### YOUR GOAL
Take the line containing "Rebuild this chart", the line containing "const concTicks = [0.1, 10000];", and all lines between them, and transcribe them exactly. Leave out pictures.

### DATASET
=======
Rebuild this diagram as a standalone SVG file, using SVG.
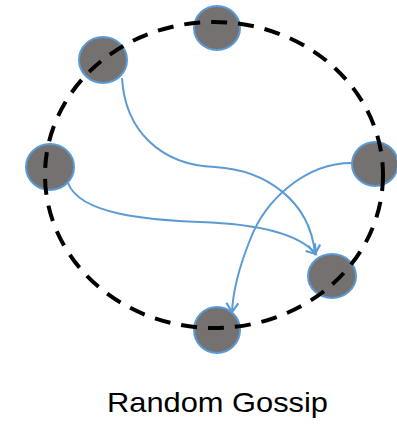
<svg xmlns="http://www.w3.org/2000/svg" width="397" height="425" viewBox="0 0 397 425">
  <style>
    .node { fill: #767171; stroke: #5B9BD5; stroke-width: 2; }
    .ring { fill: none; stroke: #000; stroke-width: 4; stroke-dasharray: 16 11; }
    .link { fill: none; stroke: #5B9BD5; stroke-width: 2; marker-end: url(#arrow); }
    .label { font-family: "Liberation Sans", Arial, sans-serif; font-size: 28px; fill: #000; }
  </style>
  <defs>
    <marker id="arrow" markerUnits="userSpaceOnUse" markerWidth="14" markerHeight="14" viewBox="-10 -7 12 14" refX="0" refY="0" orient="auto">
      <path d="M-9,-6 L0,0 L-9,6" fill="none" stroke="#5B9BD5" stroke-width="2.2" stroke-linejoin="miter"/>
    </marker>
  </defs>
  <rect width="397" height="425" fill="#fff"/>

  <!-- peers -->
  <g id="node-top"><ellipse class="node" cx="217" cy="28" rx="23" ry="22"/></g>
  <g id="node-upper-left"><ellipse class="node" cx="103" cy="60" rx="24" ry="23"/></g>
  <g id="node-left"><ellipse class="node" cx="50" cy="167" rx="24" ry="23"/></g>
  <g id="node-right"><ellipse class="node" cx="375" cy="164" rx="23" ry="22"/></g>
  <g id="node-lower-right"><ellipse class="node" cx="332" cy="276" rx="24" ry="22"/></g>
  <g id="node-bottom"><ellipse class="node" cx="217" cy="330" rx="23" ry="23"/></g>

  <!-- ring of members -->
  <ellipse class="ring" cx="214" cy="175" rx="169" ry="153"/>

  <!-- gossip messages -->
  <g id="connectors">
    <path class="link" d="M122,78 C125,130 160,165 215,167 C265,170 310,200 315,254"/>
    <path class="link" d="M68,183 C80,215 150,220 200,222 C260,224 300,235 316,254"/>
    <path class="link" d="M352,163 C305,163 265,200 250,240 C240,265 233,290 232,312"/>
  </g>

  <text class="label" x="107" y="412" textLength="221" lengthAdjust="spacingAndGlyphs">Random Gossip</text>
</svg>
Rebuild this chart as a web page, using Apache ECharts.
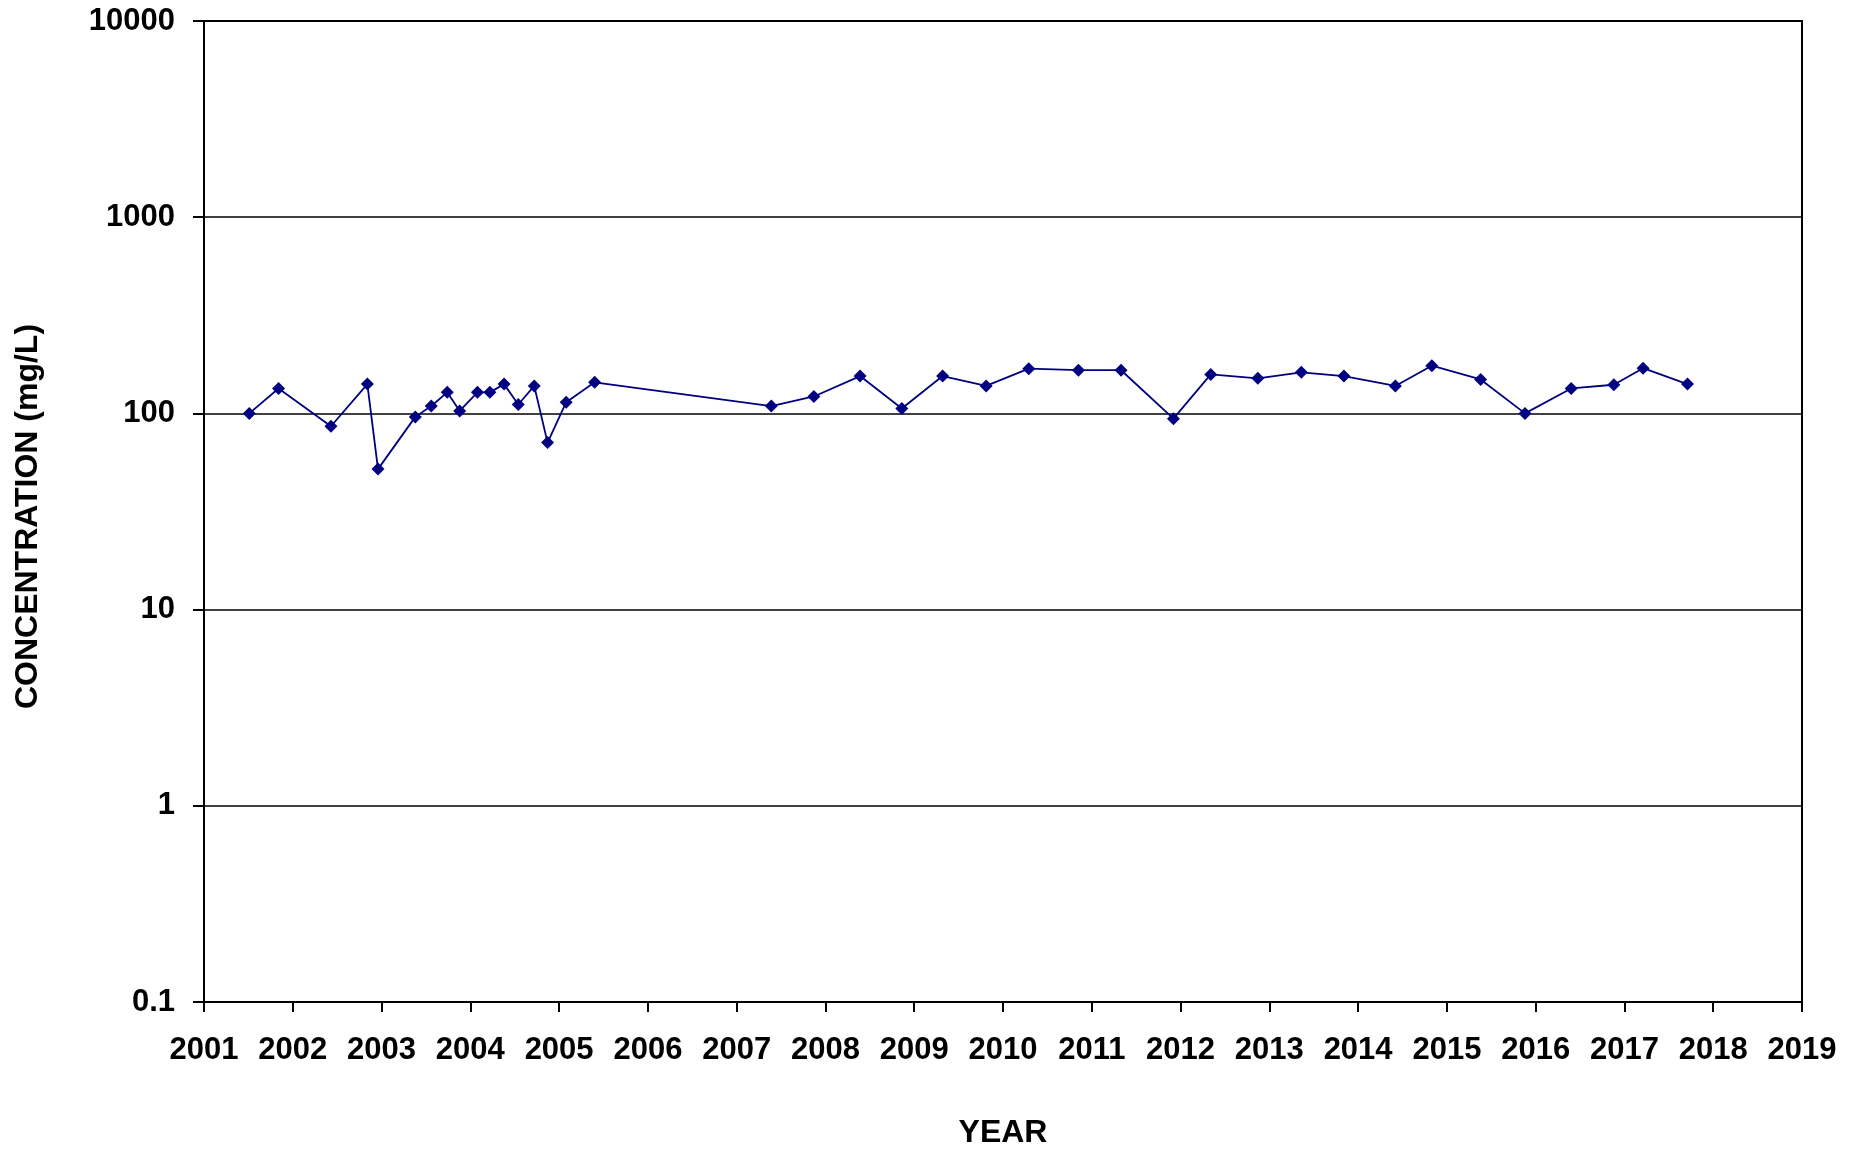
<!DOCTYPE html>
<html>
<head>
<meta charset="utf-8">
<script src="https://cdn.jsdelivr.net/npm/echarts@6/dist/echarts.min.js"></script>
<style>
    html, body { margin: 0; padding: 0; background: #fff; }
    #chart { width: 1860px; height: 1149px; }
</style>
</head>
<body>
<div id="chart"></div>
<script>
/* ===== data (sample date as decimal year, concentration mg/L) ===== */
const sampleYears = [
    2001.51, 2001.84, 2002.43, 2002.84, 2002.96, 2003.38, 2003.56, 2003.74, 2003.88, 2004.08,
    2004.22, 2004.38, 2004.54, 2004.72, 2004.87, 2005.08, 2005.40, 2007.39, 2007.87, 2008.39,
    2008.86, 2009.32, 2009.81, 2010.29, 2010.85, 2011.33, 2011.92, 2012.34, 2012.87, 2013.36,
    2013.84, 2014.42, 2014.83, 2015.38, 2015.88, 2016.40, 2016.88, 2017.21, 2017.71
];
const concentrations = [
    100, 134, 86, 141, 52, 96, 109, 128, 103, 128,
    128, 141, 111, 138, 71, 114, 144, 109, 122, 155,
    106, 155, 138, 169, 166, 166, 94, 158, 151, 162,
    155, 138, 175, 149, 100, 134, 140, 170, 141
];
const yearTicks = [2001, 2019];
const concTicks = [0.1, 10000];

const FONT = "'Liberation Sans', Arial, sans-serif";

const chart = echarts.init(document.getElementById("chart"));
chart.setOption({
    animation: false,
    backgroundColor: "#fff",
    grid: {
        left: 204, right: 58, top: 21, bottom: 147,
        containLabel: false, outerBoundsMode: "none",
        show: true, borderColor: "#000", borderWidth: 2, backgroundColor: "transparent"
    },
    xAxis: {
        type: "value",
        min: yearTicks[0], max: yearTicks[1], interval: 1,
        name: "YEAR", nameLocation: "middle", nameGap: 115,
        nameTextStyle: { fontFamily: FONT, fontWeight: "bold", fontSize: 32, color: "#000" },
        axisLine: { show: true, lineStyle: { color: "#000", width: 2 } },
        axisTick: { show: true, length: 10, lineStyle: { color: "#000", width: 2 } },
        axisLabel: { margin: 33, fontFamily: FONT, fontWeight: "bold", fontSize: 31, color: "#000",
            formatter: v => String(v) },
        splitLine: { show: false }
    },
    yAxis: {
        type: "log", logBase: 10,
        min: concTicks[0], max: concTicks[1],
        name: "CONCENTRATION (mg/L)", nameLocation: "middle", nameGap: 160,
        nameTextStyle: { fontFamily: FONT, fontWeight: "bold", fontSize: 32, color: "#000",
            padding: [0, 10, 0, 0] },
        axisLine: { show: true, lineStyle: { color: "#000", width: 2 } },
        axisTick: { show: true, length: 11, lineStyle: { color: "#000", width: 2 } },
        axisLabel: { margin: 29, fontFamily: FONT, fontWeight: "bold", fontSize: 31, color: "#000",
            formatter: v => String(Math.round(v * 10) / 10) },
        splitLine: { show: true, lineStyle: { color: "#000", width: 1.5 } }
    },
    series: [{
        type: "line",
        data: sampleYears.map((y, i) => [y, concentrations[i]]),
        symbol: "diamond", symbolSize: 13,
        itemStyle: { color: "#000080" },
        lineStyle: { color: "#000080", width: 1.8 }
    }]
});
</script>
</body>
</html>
=======
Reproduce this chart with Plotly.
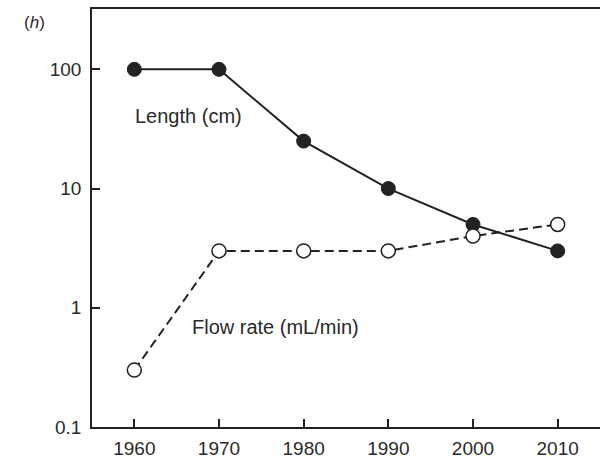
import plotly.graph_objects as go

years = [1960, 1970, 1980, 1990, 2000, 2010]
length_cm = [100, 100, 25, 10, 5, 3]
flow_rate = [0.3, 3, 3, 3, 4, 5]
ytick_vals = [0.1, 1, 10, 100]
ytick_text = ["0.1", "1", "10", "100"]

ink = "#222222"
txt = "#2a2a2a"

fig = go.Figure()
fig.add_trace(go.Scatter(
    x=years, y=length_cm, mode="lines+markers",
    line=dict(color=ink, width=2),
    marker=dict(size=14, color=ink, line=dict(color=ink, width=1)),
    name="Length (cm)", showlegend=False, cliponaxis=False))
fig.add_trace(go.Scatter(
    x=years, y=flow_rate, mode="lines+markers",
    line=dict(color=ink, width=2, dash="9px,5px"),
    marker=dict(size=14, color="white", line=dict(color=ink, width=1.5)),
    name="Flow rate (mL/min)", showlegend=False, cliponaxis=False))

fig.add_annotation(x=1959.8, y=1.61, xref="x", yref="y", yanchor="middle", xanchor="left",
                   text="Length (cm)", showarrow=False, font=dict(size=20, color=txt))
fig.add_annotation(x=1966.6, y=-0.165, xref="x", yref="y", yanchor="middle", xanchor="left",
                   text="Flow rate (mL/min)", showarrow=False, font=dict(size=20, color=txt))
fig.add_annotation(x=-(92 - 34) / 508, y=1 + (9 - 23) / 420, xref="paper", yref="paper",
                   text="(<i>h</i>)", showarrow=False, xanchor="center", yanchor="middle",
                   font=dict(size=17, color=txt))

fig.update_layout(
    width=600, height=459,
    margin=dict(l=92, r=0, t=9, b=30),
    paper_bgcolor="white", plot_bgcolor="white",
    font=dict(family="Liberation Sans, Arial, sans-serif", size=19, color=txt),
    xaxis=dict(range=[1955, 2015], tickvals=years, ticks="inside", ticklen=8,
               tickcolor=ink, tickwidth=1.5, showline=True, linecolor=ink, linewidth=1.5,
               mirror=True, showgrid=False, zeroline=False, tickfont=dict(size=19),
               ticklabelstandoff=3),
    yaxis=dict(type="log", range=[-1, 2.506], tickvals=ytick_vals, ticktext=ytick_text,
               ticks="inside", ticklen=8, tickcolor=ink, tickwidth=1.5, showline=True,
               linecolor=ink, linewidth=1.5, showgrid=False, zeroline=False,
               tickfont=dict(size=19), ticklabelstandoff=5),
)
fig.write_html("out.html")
=======
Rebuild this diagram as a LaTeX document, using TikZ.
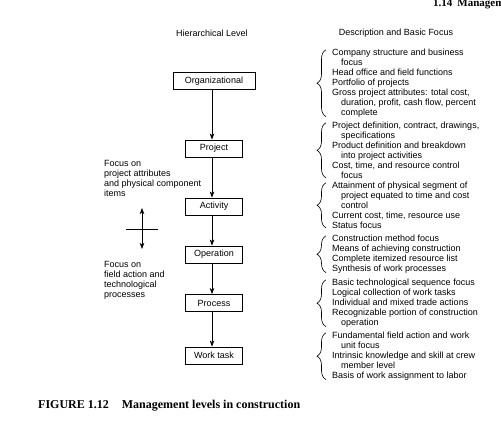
=======
### EXERCISE ANSWER
Rebuild this chart as a web page, using Apache ECharts.
<!DOCTYPE html>
<html>
<head>
<meta charset="utf-8">
<script src="https://cdn.jsdelivr.net/npm/echarts@6/dist/echarts.min.js"></script>
<style>
    html, body { margin: 0; padding: 0; background: #fff; }
    #chart { width: 1860px; height: 1149px; }
</style>
</head>
<body>
<div id="chart"></div>
<script>
/* ===== data (sample date as decimal year, concentration mg/L) ===== */
const sampleYears = [
    2001.51, 2001.84, 2002.43, 2002.84, 2002.96, 2003.38, 2003.56, 2003.74, 2003.88, 2004.08,
    2004.22, 2004.38, 2004.54, 2004.72, 2004.87, 2005.08, 2005.40, 2007.39, 2007.87, 2008.39,
    2008.86, 2009.32, 2009.81, 2010.29, 2010.85, 2011.33, 2011.92, 2012.34, 2012.87, 2013.36,
    2013.84, 2014.42, 2014.83, 2015.38, 2015.88, 2016.40, 2016.88, 2017.21, 2017.71
];
const concentrations = [
    100, 134, 86, 141, 52, 96, 109, 128, 103, 128,
    128, 141, 111, 138, 71, 114, 144, 109, 122, 155,
    106, 155, 138, 169, 166, 166, 94, 158, 151, 162,
    155, 138, 175, 149, 100, 134, 140, 170, 141
];
const yearTicks = [2001, 2019];
const concTicks = [0.1, 10000];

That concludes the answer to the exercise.